In a move to curb overfishing of juvenile fish, Maharashtra's fisheries department has asked the government to notify the minimum landing/legal size (MLS) for 58 commercially important fish species in the state. The MLS is the size at which a particular species can be legally caught, retained and traded. At present, there is no ban or penalty levied on fishermen for catching juvenile fish in the state.
Only Kerala and Karnataka have so far notified similar guidelines. Last year, Central Marine Fisheries Research Institute (CMFRI) had submitted to the state a proposal to reduce juvenile fishing. A juvenile fish is a fish catch much before it attains its maximum size or has reproduced even once.
"To reduce the juvenile fish catch, guidelines will be submitted to the state government this week. Following this, the state will issue a notification specifying the MLS for fish species. This has been pending for long and will be taken up at the earliest," said Rajeev Jadhav, Fisheries Commissioner.
For better implementation, the state fisheries department has also proposed random species wise sample collection at sea or in the landing centre or ports to check the MLS.
The CMFRI has proposed that if 50 per cent catch is below the MLS, the entire catch should be considered a violation. Some other recommendations by the institute are the introduction of log book, mandatory installation of vessel monitoring system (VMS) or automatic identification system (AIS) in fishing boats.

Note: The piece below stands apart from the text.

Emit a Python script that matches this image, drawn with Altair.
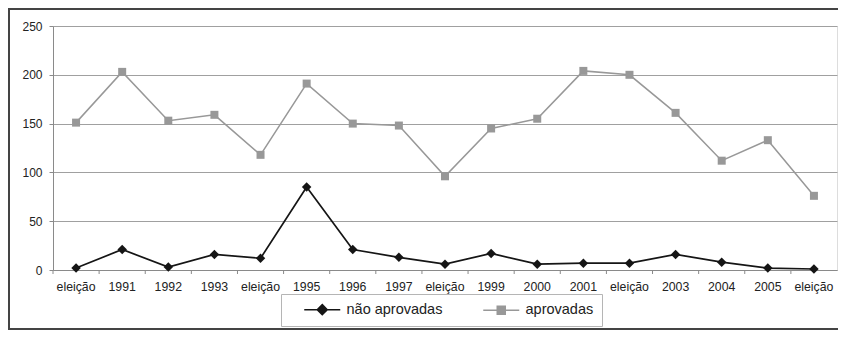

Acting on the CMFRI proposal for size restriction on fishing, the ministry of fisheries, animal husbandry and dairying had issued an advisory, directing all coastal states to implement the MLS for catching, landing and trading of fish by modifying the Marine Fishing Regulation Act (MFRA). The Indian Council of Agricultural Research (ICAR)-CMFRI had then developed models for each state, listing recommendations for MLS fish, identifying appropriate sizes of mesh (in cm), which can help control juvenile overfishing.
According to the CMFRI, with the increasing demand for marine fish for consumption and other non-food utilisation, such as ornamental oils, exploitation of juvenile fish is becoming common. The CMFRI noted that juveniles of slow growing fish species, such as sharks, and high value species, such as groupers or pomfrets, have become a common sight at fish landings sites, including Mumbai.
The research group also suggested that with the help of the fishing community and traders, a database of regions of high juvenile fish aggregations on a spatial scale could help ensure that fisheries were sustainable.
Combined with extreme weather events and increase in juvenile fish catch, according to annual fish marine estimates, in 2018, there was a major decline in marine fish landings catch in the state. It fell to 2.95 lakh tonnes from 3.81 lakh tonnes in 2017, a 22.5 per cent decline.